Audley Shaw optimistic about IMF approval
FINANCE Minister Audley Shaw is optimistic that the executive board of the International Monetary Fund (IMF) will today accept Government’s application for a US$1.25-billion stand-by agreement with the organisation.
“It is expected that they will be considering it sometime in the morning and we are confident that the board will be granting its approval which would be consistent with the earlier approval that was granted by the executive management committee of the IMF,” said Shaw, addressing journalists at a post-Cabinet press briefing yesterday.
He noted that, if accepted, the agreement “… will mark a very significant point of departure in the operations of the Government in Jamaica because it will signify that there are certain things that we have been doing that we can no longer continue to do”.
Shaw said one of the key pillars of the new type of governance would be a fiscal strategy aimed at making the public sector more efficient, including the restructuring of Government agencies.
“There would be no sacred cows, we would be looking at every agency and each agency will have to justify the continuation of its own existence,” he said. “Some agencies will be merged, others will be closed down and their work subsumed by central Government.
“The aim is to deliver services more efficiently to the people, cut out waste and cut out corruption wherever it exists,” he noted.
The fiscal strategy also involves the divestment of several loss-making state entities and the sale of some 90 other state assets. Among those entities which are to be divested are Air Jamaica and the Clarendon Alumina Production (which represents the Government’s 45 per cent ownership in Jamalco).

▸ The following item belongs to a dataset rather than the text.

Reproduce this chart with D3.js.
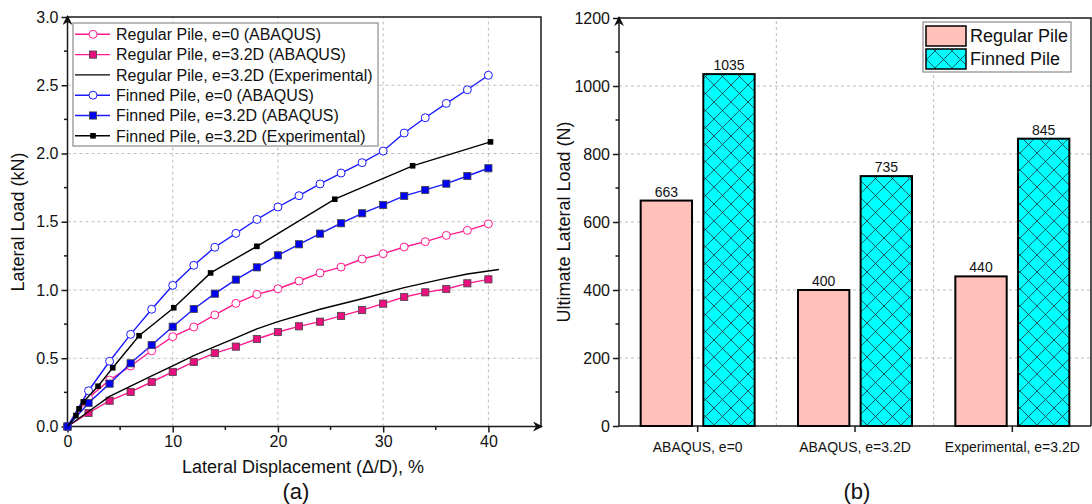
<!DOCTYPE html>
<html><head><meta charset="utf-8">
<script src="https://cdn.jsdelivr.net/npm/d3@7"></script>
<style>body{margin:0;background:#fff} svg{display:block;font-family:"Liberation Sans",Arial,sans-serif}</style>
</head><body><svg id="c" width="1092" height="504"></svg>
<script>
// ---------- data (a) ----------
const dispAbaqus = [0,2,4,6,8,10,12,14,16,18,20,22,24,26,28,30,32,34,36,38,40];
const regularE0 = [0,0.21,0.34,0.443,0.555,0.658,0.729,0.817,0.902,0.968,1.009,1.066,1.125,1.168,1.227,1.266,1.315,1.354,1.40,1.437,1.484];
const regularE32 = [0,0.099,0.189,0.253,0.326,0.40,0.473,0.538,0.585,0.641,0.692,0.734,0.768,0.81,0.853,0.90,0.949,0.983,1.007,1.049,1.078];
const regularExpDisp = [0,2,4,6,8,10,12,14,16,18,20,24,28,32,35.5,38,41];
const regularExpLoad = [0,0.11,0.22,0.295,0.37,0.445,0.52,0.585,0.65,0.715,0.768,0.859,0.936,1.017,1.078,1.117,1.15];
const finnedE0 = [0,0.262,0.478,0.675,0.859,1.034,1.181,1.313,1.415,1.517,1.608,1.691,1.777,1.857,1.933,2.018,2.150,2.262,2.367,2.467,2.573];
const finnedE32 = [0,0.172,0.314,0.463,0.597,0.731,0.861,0.973,1.076,1.166,1.254,1.335,1.413,1.489,1.562,1.623,1.689,1.733,1.779,1.835,1.892];
const finnedExpDisp = [0,0.8,1.1,1.5,2.9,4.3,6.8,10.1,13.6,18.0,25.4,32.8,40.2];
const finnedExpLoad = [0,0.08,0.13,0.18,0.295,0.43,0.665,0.87,1.125,1.32,1.665,1.91,2.085];
const xTicksA = [0,10,20,30,40];
const yTicksA = [0,0.5,1.0,1.5,2.0,2.5,3.0];
// ---------- data (b) ----------
const categories = ["ABAQUS, e=0","ABAQUS, e=3.2D","Experimental, e=3.2D"];
const regularUlt = [663,400,440];
const finnedUlt = [1035,735,845];
const yTicksB = [0,200,400,600,800,1000,1200];

const svg = d3.select("#c");
const defs = svg.append("defs");
const pat = defs.append("pattern").attr("id","xh").attr("patternUnits","userSpaceOnUse")
  .attr("width",17).attr("height",17);
pat.append("rect").attr("width",17).attr("height",17).attr("fill","#00ffff");
pat.append("path").attr("d","M0,0L17,17M17,0L0,17M-1,16L1,18M16,-1L18,1").attr("stroke","#222").attr("stroke-width",0.7);
defs.append("marker").attr("id","arr").attr("viewBox","0 0 10 10").attr("refX",9).attr("refY",5)
  .attr("markerWidth",10).attr("markerHeight",10).attr("markerUnits","userSpaceOnUse").attr("orient","auto")
  .append("path").attr("d","M0,0L10,5L0,10L3,5Z").attr("fill","#111");

const AX = "#1a1a1a";
function grid(g, x1,y1,x2,y2){ g.append("line").attr("x1",x1).attr("y1",y1).attr("x2",x2).attr("y2",y2)
  .attr("stroke","#bdbdbd").attr("stroke-dasharray","3,3").attr("stroke-width",1); }

// ================= (a) =================
const xA = d3.scaleLinear().domain([0,45]).range([67.5,541]);
const yA = d3.scaleLinear().domain([0,3]).range([426.5,17]);
const gA = svg.append("g");
xTicksA.slice(1).forEach(t=>grid(gA,xA(t),yA(0),xA(t),yA(3)));
yTicksA.slice(1,-1).forEach(t=>grid(gA,xA(0),yA(t),xA(45),yA(t)));
gA.append("path").attr("d",`M${xA(0)},${yA(3)}H${xA(45)}V${yA(0)}`).attr("fill","none").attr("stroke",AX).attr("stroke-width",1.5);
const axXA = d3.axisBottom(xA).tickValues(xTicksA).tickSize(6).tickPadding(3).tickFormat(d3.format("d"));
const gxA = gA.append("g").attr("transform",`translate(0,${yA(0)})`).call(axXA);
gxA.append("g").selectAll("line").data([5,15,25,35]).join("line").attr("x1",d=>xA(d)).attr("x2",d=>xA(d)).attr("y1",0).attr("y2",3.5).attr("stroke",AX).attr("stroke-width",1.5);
const axYA = d3.axisLeft(yA).tickValues(yTicksA).tickSize(6).tickPadding(3).tickFormat(d3.format(".1f"));
const gyA = gA.append("g").attr("transform",`translate(${xA(0)},0)`).call(axYA);
gyA.append("g").selectAll("line").data([0.25,0.75,1.25,1.75,2.25,2.75]).join("line").attr("y1",d=>yA(d)).attr("y2",d=>yA(d)).attr("x1",0).attr("x2",-3.5).attr("stroke",AX).attr("stroke-width",1.5);
[gxA,gyA].forEach(g=>{g.select(".domain").remove(); g.selectAll(".tick line").attr("stroke",AX).attr("stroke-width",1.5);
  g.selectAll("text").attr("font-size",16).attr("fill","#111").attr("font-family","Liberation Sans, Arial, sans-serif");});
gA.append("line").attr("x1",xA(0)).attr("y1",yA(0)).attr("x2",xA(45)+1).attr("y2",yA(0)).attr("stroke",AX).attr("stroke-width",1.5).attr("marker-end","url(#arr)");
gA.append("line").attr("x1",xA(0)).attr("y1",yA(0)).attr("x2",xA(0)).attr("y2",yA(3)-1).attr("stroke",AX).attr("stroke-width",1.5).attr("marker-end","url(#arr)");

const PINK="#ff1a8c", PINKF="#e8107e", BLUE="#1a1aff", BLUEF="#0000f0";
const series = [
  {name:"Regular Pile, e=0 (ABAQUS)", xs:dispAbaqus, ys:regularE0, color:PINK, mk:"circle"},
  {name:"Regular Pile, e=3.2D (ABAQUS)", xs:dispAbaqus, ys:regularE32, color:PINK, mk:"square", fill:PINKF},
  {name:"Regular Pile, e=3.2D (Experimental)", xs:regularExpDisp, ys:regularExpLoad, color:"#000", mk:null},
  {name:"Finned Pile, e=0 (ABAQUS)", xs:dispAbaqus, ys:finnedE0, color:BLUE, mk:"circle"},
  {name:"Finned Pile, e=3.2D (ABAQUS)", xs:dispAbaqus, ys:finnedE32, color:BLUE, mk:"square", fill:BLUEF},
  {name:"Finned Pile, e=3.2D (Experimental)", xs:finnedExpDisp, ys:finnedExpLoad, color:"#000", mk:"small", fill:"#000"}
];
const line = d3.line().x(d=>xA(d[0])).y(d=>yA(d[1]));
function drawMarker(g, s, cx, cy){
  if(s.mk==="circle") g.append("circle").attr("cx",cx).attr("cy",cy).attr("r",4).attr("fill","#fff").attr("stroke",s.color).attr("stroke-width",1);
  else if(s.mk==="square") g.append("rect").attr("x",cx-3.6).attr("y",cy-3.6).attr("width",7.2).attr("height",7.2).attr("fill",s.fill).attr("stroke","#444").attr("stroke-width",0.8);
  else if(s.mk==="small") g.append("rect").attr("x",cx-2.8).attr("y",cy-2.8).attr("width",5.6).attr("height",5.6).attr("fill","#000");
}
series.forEach(s=>{
  const pts = s.xs.map((x,i)=>[x,s.ys[i]]);
  const g = gA.append("g");
  g.append("path").datum(pts).attr("d",line).attr("fill","none").attr("stroke",s.color).attr("stroke-width",1.4);
  if(s.mk) pts.slice(s.mk==="small"?1:0).forEach(p=>drawMarker(g,s,xA(p[0]),yA(p[1])));
});
const lgA = svg.append("g");
lgA.append("rect").attr("x",73).attr("y",23).attr("width",305).attr("height",123).attr("fill","#fff").attr("stroke","#8a8a8a").attr("stroke-width",1.2);
series.forEach((s,i)=>{
  const cy = 34.3 + i*20.3;
  lgA.append("line").attr("x1",75).attr("x2",110).attr("y1",cy).attr("y2",cy).attr("stroke",s.color).attr("stroke-width",1.4);
  if(s.mk) drawMarker(lgA,s,93,cy);
  lgA.append("text").attr("x",116).attr("y",cy+5.8).attr("font-size",16).attr("fill","#111").text(s.name);
});
svg.append("text").attr("x",24).attr("y",222).attr("transform","rotate(-90,24,222)").attr("text-anchor","middle").attr("font-size",18).attr("fill","#111").text("Lateral Load (kN)");
svg.append("text").attr("x",303).attr("y",473).attr("text-anchor","middle").attr("font-size",18).attr("fill","#111").text("Lateral Displacement (\u0394/D), %");
svg.append("text").attr("x",296).attr("y",499).attr("text-anchor","middle").attr("font-size",22).attr("fill","#111").text("(a)");

// ================= (b) =================
const xB = d3.scaleBand().domain(categories).range([619,1091]);
const xIn = d3.scaleBand().domain(["Regular","Finned"]).range([-57,57]).paddingInner(0.18);
const yB = d3.scaleLinear().domain([0,1200]).range([426,18]);
const gB = svg.append("g");
[1,2].forEach(i=>grid(gB, xB.range()[0]+i*xB.step(), yB(0), xB.range()[0]+i*xB.step(), yB(1200)));
yTicksB.slice(1,-1).forEach(t=>grid(gB,619,yB(t),1091,yB(t)));
gB.append("path").attr("d",`M619,${yB(1200)}H1091V${yB(0)}`).attr("fill","none").attr("stroke",AX).attr("stroke-width",1.5);
const gxB = gB.append("g").attr("transform",`translate(0,${yB(0)})`).call(d3.axisBottom(xB).tickSize(6).tickPadding(10));
const gyB = gB.append("g").attr("transform","translate(619,0)").call(d3.axisLeft(yB).tickValues(yTicksB).tickSize(6).tickPadding(3).tickFormat(d3.format("d")));
gyB.append("g").selectAll("line").data([100,300,500,700,900,1100]).join("line").attr("y1",d=>yB(d)).attr("y2",d=>yB(d)).attr("x1",0).attr("x2",-3.5).attr("stroke",AX).attr("stroke-width",1.5);
[gxB,gyB].forEach(g=>{g.select(".domain").remove(); g.selectAll(".tick line").attr("stroke",AX).attr("stroke-width",1.5);
  g.selectAll("text").attr("fill","#111").attr("font-family","Liberation Sans, Arial, sans-serif");});
gyB.selectAll("text").attr("font-size",16);
gxB.selectAll("text").attr("font-size",14);
gB.append("line").attr("x1",619).attr("y1",yB(0)).attr("x2",1091).attr("y2",yB(0)).attr("stroke",AX).attr("stroke-width",1.5);
gB.append("line").attr("x1",619).attr("y1",yB(0)).attr("x2",619).attr("y2",yB(1200)-1).attr("stroke",AX).attr("stroke-width",1.5).attr("marker-end","url(#arr)");

const barData = [];
categories.forEach((c,i)=>{ barData.push({c,k:"Regular",v:regularUlt[i]}); barData.push({c,k:"Finned",v:finnedUlt[i]}); });
const bars = gB.append("g");
barData.forEach(d=>{
  const cx = xB(d.c)+xB.bandwidth()/2 + xIn(d.k);
  bars.append("rect").attr("x",cx).attr("y",yB(d.v)).attr("width",xIn.bandwidth()).attr("height",yB(0)-yB(d.v))
    .attr("fill",d.k==="Regular"?"#ffc1b9":"url(#xh)").attr("stroke","#000").attr("stroke-width",2);
  bars.append("text").attr("x",cx+xIn.bandwidth()/2).attr("y",yB(d.v)-4).attr("text-anchor","middle").attr("font-size",14).attr("fill","#111").text(d.v);
});
const lgB = svg.append("g");
lgB.append("rect").attr("x",923).attr("y",22).attr("width",148).attr("height",50).attr("fill","#fff").attr("stroke","#8a8a8a").attr("stroke-width",1.2);
[["Regular Pile","#ffc1b9"],["Finned Pile","url(#xh)"]].forEach((r,i)=>{
  const y0 = 26 + i*23;
  lgB.append("rect").attr("x",926).attr("y",y0).attr("width",40).attr("height",20).attr("fill",r[1]).attr("stroke","#000").attr("stroke-width",1.5);
  lgB.append("text").attr("x",970).attr("y",y0+16).attr("font-size",18).attr("fill","#111").text(r[0]);
});
svg.append("text").attr("x",570).attr("y",222).attr("transform","rotate(-90,570,222)").attr("text-anchor","middle").attr("font-size",18).attr("fill","#111").text("Ultimate Lateral Load (N)");
svg.append("text").attr("x",857).attr("y",499).attr("text-anchor","middle").attr("font-size",22).attr("fill","#111").text("(b)");
</script></body></html>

The finance minister also identified debt management as one of the key pillars on which it will govern and said that the Jamaica Debt Exchange programme — which involves holders of Government of Jamaica bonds returning high interest earning instruments for bonds with lower yields and longer maturities — is an integral part of this strategy. He announced that participation from bondholders in the programme was now up to 95 per cent, up from 91 per cent a week ago.
Shaw noted that the window to participate is still open for the remaining five per cent — mostly individual bondholders — that has not yet accepted, and he expressed confidence that they will all come on board by February 16, when the programme is formally implemented.
“I want to make it very clear that the Government of Jamaica is profoundly and deeply appreciative of the extraordinary, overwhelming, if not unprecedented response of the financial community, of ordinary Jamaicans, pensioners and everyone who has decided to come on board of this debt exchange programme,” he said. “It represents a significant point of departure in the economic life of our country.”